Isolation, Verunsicherung, Bedrohung – die Corona-Pandemie ist eine große Belastung auch für die seelische Gesundheit. Ein Patentrezept dagegen ist nicht in Sicht – und doch gibt es Grund zur Hoffnung.
Eine Pandemie ist für alle hart. Wer keine Familie um sich hat oder haben darf, seine Freunde nicht treffen kann, für den wird Trost in solcher Zeit zur Mangelware. Und damit befällt das Coronavirus einen empfindlichen Nerv. „Soziale Unterstützung ist einer der Hauptfaktoren für seelische Gesundheit“, sagt Prof. Dr. Iris Tatjana Graef-Calliess. Die Ärztliche Direktorin der KRH Psychiatrie Wunstorf, hält sich nicht mit Schönfärberei auf: „Daran ist in Zeiten einer Kontaktsperre nichts zu ändern.“
Ihr Kollege Dr. Arnd Hill, Chefarzt der Klinik für Gerontopsychiatrie und Psychotherapie in Wunstorf, weist auf besorgniserregende Faktoren auch für die Arbeit im Klinikum hin: „Wir legen in unserer Arbeit großen Wert darauf, die Angehörigen und das direkte Umfeld in die Therapie miteinzubinden. All das fällt in Zeiten eines Besuchsverbotes sehr viel schwerer, wird manchmal sogar unmöglich.“ Ohnehin längere Behandlungszeiten als in rein somatischen Kliniken weiteten sich durch Abstands- und Hygienevorschriften zusätzlich aus.
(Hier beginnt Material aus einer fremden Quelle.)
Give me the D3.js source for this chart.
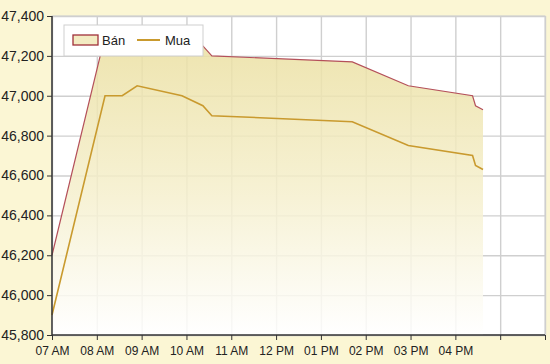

Alles in allem keine erfreuliche Situation. Und doch sehen beide Mediziner einen Silberstreif am Horizont. Denn schon allein in der Erkenntnis, dass Angst und Verunsicherung in einer solchen Phase vollkommen natürlich sind, liege bereits eine gewisse Erleichterung. „Wir dürfen Angst haben“, sagt Graef-Calliess. Denn die Bedrohung durch das neue Virus „ist nicht sichtbar und es hat keine zeitliche Perspektive“.
Schon kleine Dinge können jedoch Halt geben. „Nehmen Sie die Alltagsmasken“, sagt Hill. Neben den physikalischen Effekten zur Ablenkung der Atemluft zählten auch sie zu „den Symbolen, den Ritualen, die sich Menschen schaffen, um sich Sicherheit zu geben“. Bei ihrem Anblick auf der Straße erinnerten sich die Passanten nicht nur stetig an die neuen Regeln zur Eindämmung der Pandemie. Die Masken zeigten auch, „dass diese Bedrohung uns alle gemeinsam betrifft. Das stärkt – zumindest bei den allermeisten Menschen – auch das Gemeinschaftsgefühl und die Solidarität.“
Dabei hat Arnd Hill als Gerontopsychiater besonders die älteren Menschen im Blick. „Die Öffentlichkeit diskutiert inzwischen viel darüber, was Leben wert ist und dass wir auch und gerade die alten Menschen schützen sollen. Jedoch gibt es im Diskurs diesbezüglich auch kritische Stimmen.“ Auch Iris Tatjana Graef-Calliess sorgt sich angesichts der zunehmenden Spaltung der Gesellschaft. „Nicht alle erleben eine Pandemie gleich“, mahnt sie. „Wer einen Garten hat, erträgt die Kontaktsperre natürlich gelassener als jemand, der sich in einer kleinen Wohnung zudem noch um seinen Job Sorgen machen muss.“ Sie wirbt deshalb um Verständnis für die vielleicht andere Lage des Nächsten und lobt zugleich die spürbar gesteigerte Bereitschaft in der Not, bislang Unmögliches umzusetzen.
Dabei denkt Graef-Calliess nicht vordringlich an die allseits heraufbeschworene Digitalisierung. „Die virtuelle Begegnung wird nie den persönlichen Kontakt ersetzen können“, betont die erfahrene Fachärztin. Vielmehr seien Denkprozesse ganz grundsätzlich auf einmal schneller. „Wir sind hier im Klinikum bei allen Sicherheitsabständen inhaltlich viel stärker zusammengerückt“, ergänzt Arnd Hill.
Die Angst, die COVID-19 in uns allen auslöse, sei nicht in fünf Minuten abzulegen. Darin sind sich beide einig. Doch der Blick weg von der Erwartung, die vielleicht andere an einen richteten, hin zu den kleinen Dingen, „dies kann ein Ansatz sein für spätere Tage“, sagt die Ärztliche Direktorin. „Wir haben in der Krise auch im Klinikum Menschen aus vielleicht zuvor fremden Bereichen in ihrer Arbeit ganz neu schätzen gelernt“, sagt Hill. Ein Ansatz, der jedem Menschen in vermeintlich isolierenden Zeiten eine ganz neue Solidarität schenke.